God loves the world and He will move the very forces of the heavens and the earth to bring praise to Himself through the people of this earth. There is a future in which this world is destroyed and remade back to the Garden it was meant to be where people walked with God. It will come at great pain but it will bring great glory to The Lord. The earth will yet sing. We are far from Him now, but He will shake us back to Him!

Monday, July 1, 2013

an end to pride: the ruins of Tyre & Sidon

The LORD of hosts has purposed it, to defile the pompous pride of all glory, to dishonor all the honored of the earth. 

This is a statement found in prophecies detailing the downfall of Tyre and Sidon. These Phoenician cities had been centers of trade and commerce for the Mediterranean world. They were unbelievably wealthy and quite full of themselves. They had a history of wealth and influence. Phoenician traders sailed the seas and caravaned the land to carry the wealth of empires across the known world that Israel was linked to in the ancient Middle East.

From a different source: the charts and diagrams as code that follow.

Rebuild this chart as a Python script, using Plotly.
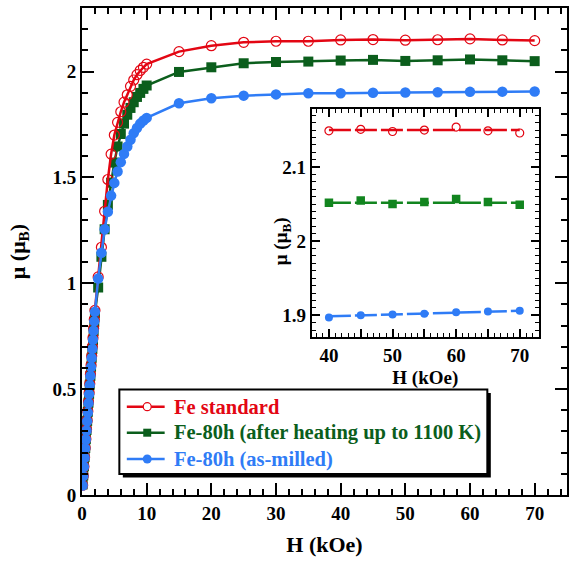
import plotly.graph_objects as go

# ---------------- data ----------------
H_main = [0.1, 0.2, 0.3, 0.4, 0.5, 0.6, 0.7, 0.8, 0.9, 1.0,
          1.1, 1.2, 1.3, 1.4, 1.5, 1.6, 1.7, 1.8, 1.9, 2.0,
          2.5, 3.0, 3.5, 4.0, 4.5, 5.0, 5.5, 6.0, 6.5, 7.0, 7.5, 8.0, 8.5, 9.0, 9.5, 10.0,
          15, 20, 25, 30, 35, 40, 45, 50, 55, 60, 65, 70]

mu_fe_standard = [0.046, 0.091, 0.135, 0.178, 0.222, 0.265, 0.309, 0.352, 0.396, 0.439,
                  0.483, 0.526, 0.570, 0.613, 0.656, 0.700, 0.743, 0.786, 0.829, 0.872,
                  1.03, 1.17, 1.34, 1.49, 1.61, 1.70, 1.76, 1.81, 1.855, 1.89, 1.93, 1.96,
                  1.985, 2.005, 2.02, 2.035,
                  2.094, 2.122, 2.138, 2.143, 2.143, 2.149, 2.151, 2.148, 2.150, 2.154, 2.149, 2.146]

mu_fe80_heated = [0.050, 0.093, 0.136, 0.179, 0.222, 0.265, 0.307, 0.350, 0.393, 0.436,
                  0.478, 0.521, 0.563, 0.606, 0.648, 0.690, 0.732, 0.775, 0.818, 0.860,
                  0.98, 1.125, 1.255, 1.37, 1.475, 1.57, 1.646, 1.705, 1.754, 1.796, 1.828, 1.855,
                  1.88, 1.899, 1.918, 1.934,
                  1.998, 2.020, 2.039, 2.045, 2.047, 2.052, 2.055, 2.050, 2.053, 2.057, 2.053, 2.049]

mu_fe80_milled = [0.045, 0.090, 0.133, 0.176, 0.220, 0.262, 0.305, 0.348, 0.390, 0.433,
                  0.476, 0.519, 0.562, 0.604, 0.647, 0.690, 0.733, 0.776, 0.820, 0.865,
                  1.022, 1.144, 1.255, 1.338, 1.414, 1.474, 1.528, 1.572, 1.611, 1.646, 1.678, 1.709,
                  1.733, 1.754, 1.769, 1.781,
                  1.850, 1.874, 1.886, 1.892, 1.897, 1.897, 1.900, 1.901, 1.902, 1.904, 1.905, 1.906]

# inset (high-field zoom)
H_inset = [40, 45, 50, 55, 60, 65, 70]
inset_fe_standard = [2.149, 2.151, 2.148, 2.150, 2.154, 2.149, 2.146]
inset_fe80_heated = [2.052, 2.055, 2.050, 2.053, 2.057, 2.053, 2.049]
inset_fe80_milled = [1.897, 1.900, 1.901, 1.902, 1.904, 1.905, 1.906]

# linear fits shown in the inset (end points)
H_fit = [40, 70]
fit_fe_standard = [2.150, 2.150]
fit_fe80_heated = [2.052, 2.052]
fit_fe80_milled = [1.8985, 1.9060]

legend_labels = ["Fe standard", "Fe-80h (after heating up to 1100 K)", "Fe-80h (as-milled)"]

# ---------------- styling ----------------
RED = "#e30613"
GREEN = "#0b5e1c"
BLUE = "#2f7cf6"
GREEN_IN = "#12851f"
FONT = "Liberation Serif"

W, H = 569, 564
ML, MR, MT, MB = 82, 0, 8, 69
PW, PH = W - ML - MR, H - MT - MB


def px(xpix):
    return (xpix - ML) / PW


def py(ypix):
    return (H - MB - ypix) / PH


fig = go.Figure()

fig.add_trace(go.Scatter(
    x=H_main, y=mu_fe80_heated, mode="lines+markers", name=legend_labels[1],
    line=dict(color=GREEN, width=2.5),
    marker=dict(symbol="square", size=10, color=GREEN),
    showlegend=False, xaxis="x", yaxis="y"))

fig.add_trace(go.Scatter(
    x=H_main, y=mu_fe_standard, mode="lines+markers", name=legend_labels[0],
    line=dict(color=RED, width=2.5),
    marker=dict(symbol="circle-open", size=10, color=RED, line=dict(width=1.2)),
    showlegend=False, xaxis="x", yaxis="y"))

fig.add_trace(go.Scatter(
    x=H_main, y=mu_fe80_milled, mode="lines+markers", name=legend_labels[2],
    line=dict(color=BLUE, width=2.5),
    marker=dict(symbol="circle", size=10.5, color=BLUE),
    showlegend=False, xaxis="x", yaxis="y"))

# inset fits
for yv, col in [(fit_fe_standard, RED), (fit_fe80_heated, GREEN_IN), (fit_fe80_milled, BLUE)]:
    fig.add_trace(go.Scatter(x=H_fit, y=yv, mode="lines", showlegend=False,
                             line=dict(color=col, width=2.5, dash="22px,4px"),
                             xaxis="x2", yaxis="y2", hoverinfo="skip"))

fig.add_trace(go.Scatter(x=H_inset, y=inset_fe_standard, mode="markers", showlegend=False,
                         marker=dict(symbol="circle-open", size=8, color=RED, line=dict(width=1.2)),
                         xaxis="x2", yaxis="y2"))
fig.add_trace(go.Scatter(x=H_inset, y=inset_fe80_heated, mode="markers", showlegend=False,
                         marker=dict(symbol="square", size=8.5, color=GREEN_IN),
                         xaxis="x2", yaxis="y2"))
fig.add_trace(go.Scatter(x=H_inset, y=inset_fe80_milled, mode="markers", showlegend=False,
                         marker=dict(symbol="circle", size=8, color=BLUE),
                         xaxis="x2", yaxis="y2"))

tickfont = dict(family=FONT, size=19, color="black", weight="bold")
titlefont = dict(family=FONT, size=22, color="black", weight="bold")
insetfont = dict(family=FONT, size=19, color="black", weight="bold")

common = dict(showline=True, linewidth=2, linecolor="black", mirror="ticks",
              ticks="inside", tickcolor="black", tickwidth=1.5, showgrid=False,
              zeroline=False, tickfont=tickfont)

fig.update_layout(
    width=W, height=H,
    margin=dict(l=ML, r=MR, t=MT, b=MB),
    paper_bgcolor="white", plot_bgcolor="white",
    font=dict(family=FONT, color="black"),
    showlegend=False,
    xaxis=dict(domain=[0, 1], range=[0, 75], dtick=10, tick0=0, ticklen=12,
               minor=dict(dtick=2, ticklen=6, ticks="inside", tickcolor="black", tickwidth=1.5),
               title=dict(text="H (kOe)", font=titlefont, standoff=14), **common),
    yaxis=dict(domain=[0, 1], range=[0, 2.3], dtick=0.5, tick0=0, ticklen=12,
               minor=dict(dtick=0.1, ticklen=6, ticks="inside", tickcolor="black", tickwidth=1.5),
               title=dict(text="μ (μ<sub>B</sub>)", font=titlefont, standoff=21), **common),
    xaxis2=dict(domain=[px(312.7), px(540.7)], range=[37.3, 73], anchor="y2",
                dtick=5, tick0=40, ticklabelstep=2, ticklen=8,
                minor=dict(dtick=1, ticklen=4, ticks="inside", tickcolor="black", tickwidth=1),
                title=dict(text="H (kOe)", font=insetfont, standoff=6), **common),
    yaxis2=dict(domain=[py(336.7), py(109.3)], range=[1.871, 2.178], anchor="x2",
                dtick=0.1, tick0=0, ticklen=8,
                minor=dict(dtick=0.01, ticklen=4, ticks="inside", tickcolor="black", tickwidth=1),
                **common),
)

# inset y title
fig.add_annotation(text="μ (μ<sub>B</sub>)", xref="paper", yref="paper",
                   x=px(283), y=py(241), textangle=-90, showarrow=False,
                   font=insetfont, xanchor="center", yanchor="middle")

# ---------------- hand-drawn legend box (with drop shadow) ----------------
fig.add_shape(type="rect", xref="paper", yref="paper",
              x0=px(123), x1=px(492.5), y0=py(477.5), y1=py(393),
              fillcolor="black", line=dict(width=0), layer="above")
fig.add_shape(type="rect", xref="paper", yref="paper",
              x0=px(119.5), x1=px(489), y0=py(474), y1=py(389.5),
              fillcolor="white", line=dict(color="black", width=2), layer="above")

rows_y = [406.7, 432.7, 459.0]
styles = [(RED, "open"), (GREEN, "square"), (BLUE, "circle")]
for lbl, ry, (col, kind) in zip(legend_labels, rows_y, styles):
    fig.add_shape(type="line", xref="paper", yref="paper",
                  x0=px(127), x1=px(165), y0=py(ry), y1=py(ry),
                  line=dict(color=col, width=2.5), layer="above")
    cx = 147.5
    r = 4.0 if kind != "circle" else 4.5
    if kind == "square":
        fig.add_shape(type="rect", xref="paper", yref="paper",
                      x0=px(cx - r), x1=px(cx + r), y0=py(ry + r), y1=py(ry - r),
                      fillcolor=col, line=dict(width=0), layer="above")
    elif kind == "open":
        fig.add_shape(type="circle", xref="paper", yref="paper",
                      x0=px(cx - r), x1=px(cx + r), y0=py(ry + r), y1=py(ry - r),
                      fillcolor="white", line=dict(color=col, width=1.2), layer="above")
    else:
        fig.add_shape(type="circle", xref="paper", yref="paper",
                      x0=px(cx - r), x1=px(cx + r), y0=py(ry + r), y1=py(ry - r),
                      fillcolor=col, line=dict(width=0), layer="above")
    fig.add_annotation(text=lbl, xref="paper", yref="paper",
                       x=px(172), y=py(ry), xanchor="left", yanchor="middle",
                       showarrow=False,
                       font=dict(family=FONT, size=20.5, color=col, weight="bold"))

fig.write_html("out.html")
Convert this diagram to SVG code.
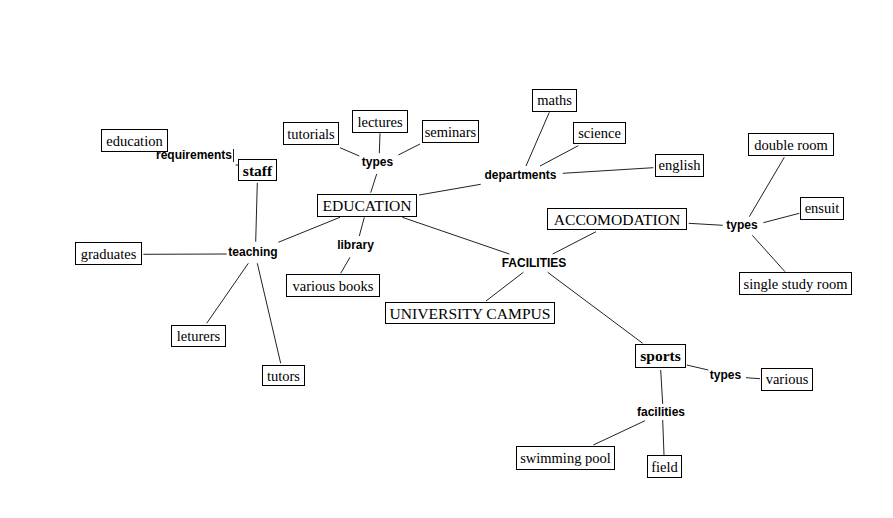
<svg xmlns="http://www.w3.org/2000/svg" width="893" height="518" viewBox="0 0 893 518">
<style>
.bx{fill:#fff;stroke:#000;stroke-width:1}
.t{font-family:"Liberation Serif","Times New Roman",serif;font-size:14.5px;fill:#000;text-anchor:middle}
.T{font-family:"Liberation Serif","Times New Roman",serif;font-size:15.6px;fill:#000;text-anchor:middle}
.tb{font-family:"Liberation Serif","Times New Roman",serif;font-size:15.5px;font-weight:bold;fill:#000;text-anchor:middle}
.l{font-family:"Liberation Sans",Arial,sans-serif;font-size:12px;font-weight:bold;fill:#000;text-anchor:middle}
.c line{stroke:#222;stroke-width:1}
</style>
<rect width="893" height="518" fill="#fff"/>
<g id="connectors" class="c">
<line x1="233.5" y1="149" x2="233.5" y2="162"/>
<line x1="235.5" y1="165" x2="238" y2="165"/>
<line x1="257.3" y1="182.7" x2="255.7" y2="241.7"/>
<line x1="143.3" y1="254.3" x2="226.7" y2="254"/>
<line x1="278.3" y1="242.3" x2="340" y2="217.3"/>
<line x1="248.3" y1="263.3" x2="206.7" y2="323.3"/>
<line x1="257.3" y1="263.3" x2="280.7" y2="363.3"/>
<line x1="340" y1="147.7" x2="359.3" y2="156"/>
<line x1="380" y1="133.3" x2="379.3" y2="153.3"/>
<line x1="420" y1="144" x2="398.3" y2="155"/>
<line x1="376.7" y1="174" x2="370.7" y2="192.7"/>
<line x1="419" y1="195" x2="480.7" y2="184.3"/>
<line x1="549.3" y1="112.3" x2="526" y2="166"/>
<line x1="578.3" y1="145.7" x2="540" y2="166"/>
<line x1="562.7" y1="173.3" x2="653.3" y2="167.7"/>
<line x1="364.3" y1="217.3" x2="359.3" y2="236"/>
<line x1="350" y1="257.3" x2="340.7" y2="273.3"/>
<line x1="402.3" y1="217.3" x2="509.3" y2="254"/>
<line x1="523.3" y1="272.3" x2="486" y2="301"/>
<line x1="596" y1="231.7" x2="552.7" y2="254"/>
<line x1="547.7" y1="272.3" x2="642.7" y2="343.3"/>
<line x1="688.7" y1="223.3" x2="722.7" y2="225.3"/>
<line x1="749.3" y1="216.7" x2="784.3" y2="157.3"/>
<line x1="763.3" y1="222.7" x2="799.3" y2="213.3"/>
<line x1="752.3" y1="235.3" x2="785" y2="271.7"/>
<line x1="686.7" y1="365" x2="708.3" y2="370"/>
<line x1="746" y1="377.7" x2="760" y2="378.7"/>
<line x1="660.7" y1="370" x2="662.7" y2="404"/>
<line x1="645" y1="420.7" x2="593.3" y2="445"/>
<line x1="662.7" y1="420" x2="664" y2="455"/>
</g>
<g id="education"><rect class="bx" x="101.5" y="129.5" width="66" height="22"/><text class="t" x="134.5" y="145.5">education</text></g>
<g id="requirements"><text class="l" x="194" y="158.5">requirements</text></g>
<g id="staff"><rect class="bx" x="238.5" y="159.5" width="38" height="21"/><text class="tb" x="257.5" y="175.5">staff</text></g>
<g id="teaching"><text class="l" x="253" y="256">teaching</text></g>
<g id="graduates"><rect class="bx" x="75.5" y="242.5" width="66" height="22"/><text class="t" x="108.5" y="259">graduates</text></g>
<g id="leturers"><rect class="bx" x="171.5" y="325.5" width="54" height="21"/><text class="t" x="198.5" y="341">leturers</text></g>
<g id="tutors"><rect class="bx" x="262.5" y="365.5" width="42" height="20"/><text class="t" x="283.5" y="380.5">tutors</text></g>
<g id="tutorials"><rect class="bx" x="283.5" y="122.5" width="55" height="22"/><text class="t" x="311" y="138.5">tutorials</text></g>
<g id="lectures"><rect class="bx" x="352.5" y="110.5" width="55" height="22"/><text class="t" x="380" y="126.5">lectures</text></g>
<g id="seminars"><rect class="bx" x="422.5" y="120.5" width="56" height="22"/><text class="t" x="450.5" y="136.5">seminars</text></g>
<g id="types-edu"><text class="l" x="377.5" y="166">types</text></g>
<g id="EDUCATION"><rect class="bx" x="317.5" y="194.5" width="99" height="22"/><text class="T" x="367" y="211">EDUCATION</text></g>
<g id="library"><text class="l" x="355.5" y="249">library</text></g>
<g id="various-books"><rect class="bx" x="286.5" y="274.5" width="93" height="22"/><text class="t" x="333" y="290.5">various books</text></g>
<g id="departments"><text class="l" x="520.5" y="179">departments</text></g>
<g id="maths"><rect class="bx" x="532.5" y="89.5" width="44" height="22"/><text class="t" x="554.5" y="105">maths</text></g>
<g id="science"><rect class="bx" x="573.5" y="122.5" width="52" height="21"/><text class="t" x="599.5" y="138">science</text></g>
<g id="english"><rect class="bx" x="655.5" y="154.5" width="48" height="22"/><text class="t" x="679.5" y="170">english</text></g>
<g id="FACILITIES"><text class="l" x="534" y="267">FACILITIES</text></g>
<g id="UNIVERSITY-CAMPUS"><rect class="bx" x="385.5" y="302.5" width="169" height="21"/><text class="T" x="470" y="318.5">UNIVERSITY CAMPUS</text></g>
<g id="ACCOMODATION"><rect class="bx" x="547.5" y="208.5" width="139" height="21"/><text class="T" x="617" y="224.5">ACCOMODATION</text></g>
<g id="types-acc"><text class="l" x="742" y="229">types</text></g>
<g id="double-room"><rect class="bx" x="748.5" y="133.5" width="85" height="22"/><text class="t" x="791" y="149.5">double room</text></g>
<g id="ensuit"><rect class="bx" x="800.5" y="197.5" width="43" height="22"/><text class="t" x="822" y="213">ensuit</text></g>
<g id="single-study-room"><rect class="bx" x="739.5" y="272.5" width="112" height="22"/><text class="t" x="795.5" y="288.5">single study room</text></g>
<g id="sports"><rect class="bx" x="635.5" y="344.5" width="50" height="23"/><text class="tb" x="660.5" y="361">sports</text></g>
<g id="types-sports"><text class="l" x="725.5" y="379">types</text></g>
<g id="various"><rect class="bx" x="761.5" y="368.5" width="51" height="22"/><text class="t" x="787" y="384">various</text></g>
<g id="facilities"><text class="l" x="661" y="416">facilities</text></g>
<g id="swimming-pool"><rect class="bx" x="516.5" y="446.5" width="98" height="23"/><text class="t" x="565.5" y="463">swimming pool</text></g>
<g id="field"><rect class="bx" x="647.5" y="455.5" width="34" height="22"/><text class="t" x="664.5" y="471.5">field</text></g>
</svg>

God saw the pride of Tyre and Sidon. Along with commerce, the Phoenicians spread culture, and one of the more insidious cultural trade items was idolatry. The Phoenicians on more than one occassion had been the source of spiritual apathy to Israel. They had been responsible for Israel turning away from God. And God was bringing judgment upon the Phoenicians for their proud idolatry. Assyria would render them non-important. Their influence would be destroyed. Their vast trading network would become only a memory after this judgment.

God will not let human pride stand against Him. He will show Himself to be sovereign in everything. It is best to realize this and to humbly submit to His will in all things.